If you're researching which supplements may work best, the key is to determine the type of enhancement you’d like.
Sensitivity: One problem people often face during sex is sensitivity. For women, being more sensitive can lead to a higher chance of having an orgasm. For men, less sensitivity can lead to longer sex sessions, while being more sensitive can help with erectile/arousal issues.
Endurance: Sex can be exhausting even before reaching orgasm, and some people worry about being able to last to that point. Endurance is not a question of restraining orgasms but being physically able to keep going as long as you want.
To improve your sexual stamina, you can take many of the same supplements that athletes take for endurance. While these substances don't focus specifically on sexual performance, they do improve the fortitude of the body overall. Caffeine is an example of a common supplement that can help with alertness and endurance.

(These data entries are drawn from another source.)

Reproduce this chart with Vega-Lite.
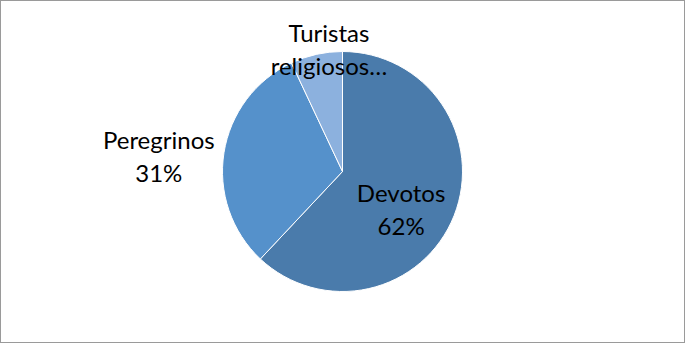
{
  "$schema": "https://vega.github.io/schema/vega-lite/v6.json",
  "width": 685,
  "height": 343,
  "autosize": {"type": "none"},
  "padding": 0,
  "background": "white",
  "config": {"view": {"stroke": null}},
  "data": {"values": [
    {"cat": "Devotos", "v": 62, "label": "Devotos\n62%"},
    {"cat": "Peregrinos", "v": 31, "label": "Peregrinos\n31%"},
    {"cat": "Turistas religiosos", "v": 7, "label": "Turistas\nreligiosos…"}
  ]},
  "layer": [
    {
      "mark": {"type": "rect", "fill": null, "stroke": "#9a9a9a", "strokeWidth": 2},
      "encoding": {}
    },
    {
      "mark": {"type": "arc", "outerRadius": 120, "stroke": "white", "strokeWidth": 1},
      "encoding": {
        "theta": {"field": "v", "type": "quantitative", "stack": true},
        "order": {"field": "v", "sort": "descending"},
        "color": {"field": "cat", "type": "nominal", "legend": null,
          "scale": {"domain": ["Devotos", "Peregrinos", "Turistas religiosos"], "range": ["#4a7bab", "#5591cb", "#8cb1de"]}}
      }
    },
    {
      "mark": {"type": "text", "font": "Lato", "fontSize": 24, "lineBreak": "\n", "lineHeight": 33, "baseline": "middle", "align": "center", "color": "#000000", "radius": 63},
      "encoding": {
        "theta": {"field": "v", "type": "quantitative", "stack": true},
        "order": {"field": "v", "sort": "descending"},
        "text": {"condition": {"test": "datum.cat === 'Devotos'", "field": "label"}, "value": ""}
      }
    },
    {
      "mark": {"type": "text", "font": "Lato", "fontSize": 24, "lineBreak": "\n", "lineHeight": 33, "baseline": "middle", "align": "center", "color": "#000000", "radius": 186},
      "encoding": {
        "theta": {"field": "v", "type": "quantitative", "stack": true},
        "order": {"field": "v", "sort": "descending"},
        "text": {"condition": {"test": "datum.cat === 'Peregrinos'", "field": "label"}, "value": ""}
      }
    },
    {
      "mark": {"type": "text", "font": "Lato", "fontSize": 24, "lineBreak": "\n", "lineHeight": 33, "baseline": "middle", "align": "center", "color": "#000000", "radius": 140, "dx": 17},
      "encoding": {
        "theta": {"field": "v", "type": "quantitative", "stack": true},
        "order": {"field": "v", "sort": "descending"},
        "text": {"condition": {"test": "datum.cat === 'Turistas religiosos'", "field": "label"}, "value": ""}
      }
    }
  ]
}
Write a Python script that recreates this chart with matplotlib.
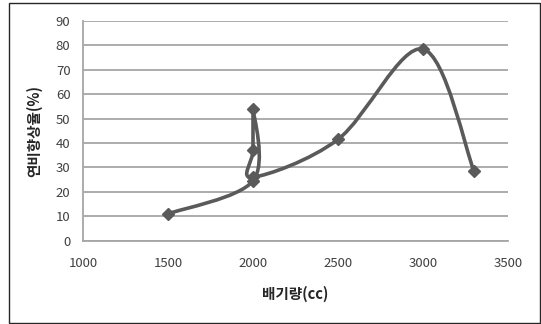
import numpy as np
import matplotlib
matplotlib.use("Agg")
import matplotlib.pyplot as plt
from matplotlib.path import Path
from matplotlib.patches import PathPatch, Rectangle

plt.rcParams['font.family'] = ['Noto Sans CJK KR', 'DejaVu Sans']

displacement = [1500, 2000, 2000, 2000, 2000, 2500, 3000, 3300]
improvement = [11, 24.5, 54, 37, 26, 41.5, 78.5, 28.5]
x_ticks = [1000, 1500, 2000, 2500, 3000, 3500]
y_ticks = [0, 10, 20, 30, 40, 50, 60, 70, 80, 90]
x_label = "배기량(cc)"
y_label = "연비향상율(%)"

W, H = 541, 324
fig = plt.figure(figsize=(W / 100, H / 100), dpi=100)
ax = fig.add_axes([83 / W, 1 - 240.7 / H, (508 - 83) / W, (240.7 - 21) / H])
ax.set_xlim(1000, 3500)
ax.set_ylim(0, 90)
ax.set_xticks(x_ticks)
ax.set_yticks(y_ticks)
ax.grid(axis='y', color='#a6a6a6', linewidth=1.3)
ax.set_axisbelow(True)
for s in ['top', 'right']:
    ax.spines[s].set_visible(False)
for s in ['left', 'bottom']:
    ax.spines[s].set_color('#a6a6a6')
    ax.spines[s].set_linewidth(1.3)
ax.tick_params(length=0, labelsize=9.5, colors='#404040')
ax.tick_params(axis='y', pad=9)
ax.tick_params(axis='x', pad=12)
ax.set_xlabel(x_label, fontsize=10.5, fontweight='bold', color='#262626', labelpad=11)
ax.set_ylabel(y_label, fontsize=10.5, fontweight='bold', color='#262626', labelpad=10)

# Excel-like smoothed line (Catmull-Rom Bezier in display space)
pts = ax.transData.transform(np.column_stack([displacement, improvement]))
n = len(pts)
verts = [pts[0]]
codes = [Path.MOVETO]
for i in range(n - 1):
    p0 = pts[i - 1] if i > 0 else pts[i]
    p1 = pts[i]
    p2 = pts[i + 1]
    p3 = pts[i + 2] if i + 2 < n else pts[i + 1]
    c1 = p1 + (p2 - p0) / 6.0
    c2 = p2 - (p3 - p1) / 6.0
    verts += [c1, c2, p2]
    codes += [Path.CURVE4] * 3
verts = ax.transData.inverted().transform(np.array(verts))
path = Path(verts, codes)
ax.add_patch(PathPatch(path, facecolor='none', edgecolor='#5a5a5a', linewidth=2.6, zorder=3))
ax.plot(displacement, improvement, linestyle='none', marker='D', markersize=6.5,
        color='#5a5a5a', zorder=4)

fig.patches.append(Rectangle((9 / W, 1 / H), (540 - 9) / W, (322 - 2) / H,
                             transform=fig.transFigure, fill=False,
                             edgecolor='#262626', linewidth=1.0))
fig.savefig('out.png', dpi=100)
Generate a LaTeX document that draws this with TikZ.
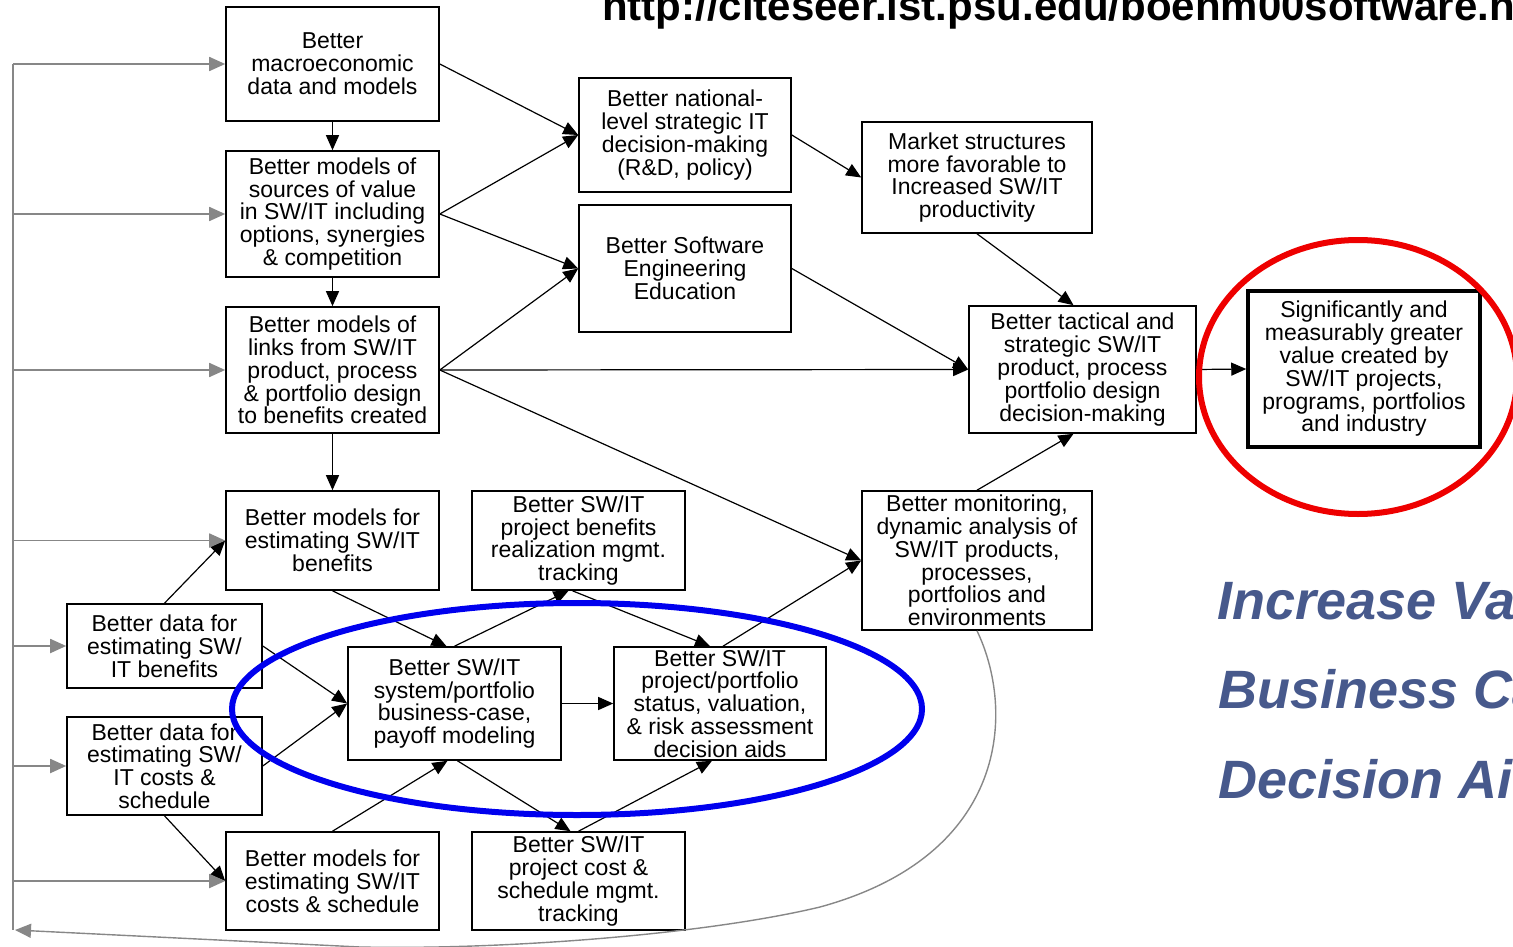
\documentclass[tikz,border=0pt]{standalone}
\usepackage{fontspec}
\setmainfont{Liberation Sans}
\usetikzlibrary{arrows.meta}
\definecolor{fbgray}{RGB}{135,135,135}
\definecolor{myblue}{RGB}{0,0,238}
\definecolor{myred}{RGB}{238,0,0}
\definecolor{labelblue}{RGB}{71,89,140}
\begin{document}
\begin{tikzpicture}[x=1pt,y=-1pt,
  box/.style={draw=black, line width=1.6pt, fill=white, inner sep=0pt, align=center,
    font=\fontsize{23}{22.8}\selectfont},
  bigbox/.style={box, line width=3.5pt},
  ar/.style={draw=black, line width=1.2pt, -{Triangle[length=15pt,width=13pt]}},
  fb/.style={draw=fbgray, line width=1.8pt, -{Triangle[length=16pt,width=14pt]}},
  fbline/.style={draw=fbgray, line width=1.8pt},
  sidelabel/.style={anchor=base west, inner sep=0pt, text=labelblue,
    font=\fontsize{54}{54}\selectfont\bfseries\itshape}
]
\useasboundingbox (0,0) rectangle (1513,947);
\clip (0,0) rectangle (1513,947);

% ---- nodes ----
\node[box, minimum width=213pt, minimum height=114pt] (macro) at (332.5,64)
  {Better\\macroeconomic\\data and models};
\node[box, minimum width=213pt, minimum height=126pt] (sources) at (332.5,214)
  {Better models of\\sources of value\\in SW/IT including\\options, synergies\\\& competition};
\node[box, minimum width=213pt, minimum height=126pt] (links) at (332.5,370)
  {Better models of\\links from SW/IT\\product, process\\\& portfolio design\\to benefits created};
\node[box, minimum width=213pt, minimum height=99pt] (estben) at (332.5,540.5)
  {Better models for\\estimating SW/IT\\benefits};
\node[box, minimum width=195pt, minimum height=84pt] (databen) at (164.5,646)
  {Better data for\\estimating SW/\\IT benefits};
\node[box, minimum width=195pt, minimum height=98pt] (datacost) at (164.5,766)
  {Better data for\\estimating SW/\\IT costs \&\\schedule};
\node[box, minimum width=213pt, minimum height=98pt] (estcost) at (332.5,881)
  {Better models for\\estimating SW/IT\\costs \& schedule};
\node[box, minimum width=212pt, minimum height=114pt] (natl) at (685,135)
  {Better national-\\level strategic IT\\decision-making\\(R\&D, policy)};
\node[box, minimum width=212pt, minimum height=127pt] (edu) at (685,268.5)
  {Better Software\\Engineering\\Education};
\node[box, minimum width=213pt, minimum height=99pt] (benreal) at (578.5,540.5)
  {Better SW/IT\\project benefits\\realization mgmt.\\tracking};
\node[box, minimum width=213pt, minimum height=113pt] (bizcase) at (454.5,703.5)
  {Better SW/IT\\system/portfolio\\business-case,\\payoff modeling};
\node[box, minimum width=212pt, minimum height=113pt] (status) at (720,703.5)
  {Better SW/IT\\project/portfolio\\status, valuation,\\\& risk assessment\\decision aids};
\node[box, minimum width=213pt, minimum height=98pt] (costtrack) at (578.5,881)
  {Better SW/IT\\project cost \&\\schedule mgmt.\\tracking};
\node[box, minimum width=230pt, minimum height=111pt] (market) at (977,177.5)
  {Market structures\\more favorable to\\Increased SW/IT\\productivity};
\node[box, minimum width=227pt, minimum height=127pt] (tactical) at (1082.5,369.5)
  {Better tactical and\\strategic SW/IT\\product, process\\portfolio design\\decision-making};
\node[box, minimum width=230pt, minimum height=139pt] (monitor) at (977,560.5)
  {Better monitoring,\\dynamic analysis of\\SW/IT products,\\processes,\\portfolios and\\environments};
\node[bigbox, minimum width=232pt, minimum height=156pt] (value) at (1364,369)
  {Significantly and\\measurably greater\\value created by\\SW/IT projects,\\programs, portfolios\\and industry};

% ---- black connectors ----
\draw[ar] (macro.south) -- (sources.north);
\draw[ar] (sources.south) -- (links.north);
\draw[ar] (links.south) -- (estben.north);
\draw[ar] (macro.east) -- (natl.west);
\draw[ar] (sources.east) -- (natl.west);
\draw[ar] (sources.east) -- (edu.west);
\draw[ar] (links.east) -- (edu.west);
\draw[ar] (links.east) -- (tactical.west);
\draw[ar] (links.east) -- (monitor.west);
\draw[ar] (natl.east) -- (market.west);
\draw[ar] (edu.east) -- (tactical.west);
\draw[ar] (market.south) -- ([xshift=-9pt]tactical.north);
\draw[ar] (monitor.north) -- ([xshift=-9pt]tactical.south);
\draw[ar] (tactical.east) -- (value.west);
\draw[ar] (databen.north) -- (estben.west);
\draw[ar] (databen.east) -- (bizcase.west);
\draw[ar] (datacost.east) -- (bizcase.west);
\draw[ar] (datacost.south) -- (estcost.west);
\draw[ar] (estben.south) -- ([xshift=-8pt]bizcase.north);
\draw[ar] (bizcase.north) -- ([xshift=-10pt]benreal.south);
\draw[ar] ([xshift=-6pt]benreal.south) -- ([xshift=-10pt]status.north);
\draw[ar] ([xshift=3pt]status.north) -- (monitor.west);
\draw[ar] (bizcase.east) -- (status.west);
\draw[ar] (estcost.north) -- ([xshift=-7pt]bizcase.south);
\draw[ar] ([xshift=3pt]bizcase.south) -- ([xshift=-8pt]costtrack.north);
\draw[ar] (costtrack.north) -- ([xshift=-8pt]status.south);

% ---- gray feedback loop ----
\coordinate (fbtop) at (13,64);
\coordinate (fbbot) at (13,930);
\draw[fbline] (fbtop) -- (fbbot);
\draw[fb] (fbtop) -- (macro.west);
\draw[fb] (fbtop |- sources.west) -- (sources.west);
\draw[fb] (fbtop |- links.west) -- (links.west);
\draw[fb] (fbtop |- estben.west) -- (estben.west);
\draw[fb] (fbtop |- databen.west) -- (databen.west);
\draw[fb] (fbtop |- datacost.west) -- (datacost.west);
\draw[fb] (fbtop |- estcost.west) -- (estcost.west);
\draw[fb, line width=1.4pt] (monitor.south) .. controls (1015,710) and (1010,855) .. (820,907)
  .. controls (703,935) and (500,950) .. (360,947) -- ([xshift=2pt]fbbot);

% ---- highlight ellipses ----
\draw[myblue, line width=6pt] (577,709) ellipse [x radius=345pt, y radius=106pt];
\draw[myred, line width=6pt] (1358,377) ellipse [x radius=159pt, y radius=137pt];

% ---- texts ----
\node[anchor=base west, inner sep=0pt, font=\fontsize{42}{42}\selectfont\bfseries] (url)
  at (602,21) {http://citeseer.ist.psu.edu/boehm00software.html};
\node[sidelabel] (inc) at (1217,619) {Increase Value};
\node[sidelabel] (bus) at (1218,708) {Business Case};
\node[sidelabel] (dec) at (1218,798) {Decision Aids};
\end{tikzpicture}
\end{document}
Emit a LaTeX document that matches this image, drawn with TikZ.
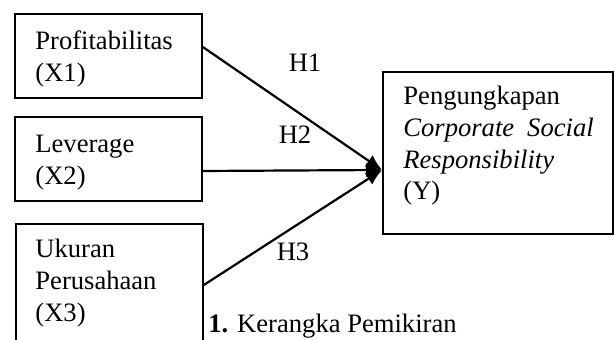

Energy and vitality: While having sex, it's easy to run out of energy. This is especially common among older people or anyone who enjoys highly spirited sex sessions. Fortunately, improving energy levels is a common goal of many supplements, so you have plenty of options. Vitamin B12 and magnesium are readily available supplements that claim to improve your overall amount of energy.
Erection and arousal: Primary hormones, such as testosterone, are largely responsible for erectile dysfunction (ED) and arousal issues, such as low libido.
A great many supplements, including maca, L-citrulline, fenugreek, dehydroepiandrosterone (DHEA) and ginseng, have a reputation—unapproved by the Food and Drug Administration—for helping with sexual health and performance. Make sure you carry out your own research on these supplements, get the recommendations of friends and, most important, seek the advice of your doctor as to whether they might be effective for you.
Balancing sexual health with overall health
While supplements may help improve your performance in specific situations, an alternative and more effective method would be to improve your overall health. Doing so can alleviate many of the underlying issues—such as diet, exercise and sleep—that have led you to want to take supplements in the first place.
The debate and research regarding the efficacy of supplements are varied and inconclusive, and very few supplements have the approval of the FDA.
If you have sexual issues you believe may be alleviated by supplements, step one is to consult with a medical professional about the appropriate dosage and possible side effects. Step two is to consider making substantial changes to your general health and lifestyle before relying on supplements to address your sexual issues.
Remember that supplements, while not prescribed medications, should be treated as if they were. Always keep your doctor in the loop with any decision you make about your sexual health.
Giddy Notice: Our medical experts have informed us that few supplements of this nature have been approved by the Food and Drug Administration (FDA). That is to say that statements and claims made about the efficacy or possible health benefits of these unapproved supplements have neither been evaluated nor reviewed by the FDA for safety and effectiveness. Furthermore, any statements or claims regarding the supplements are not intended to diagnose, treat, prevent or cure any disease. Our medical experts advise that before you use a supplement in any way, you first consult with your healthcare provider to ensure you have full knowledge of appropriate dosages, if any, as well as any potential side effects or interactions with any prescription medications you're already taking.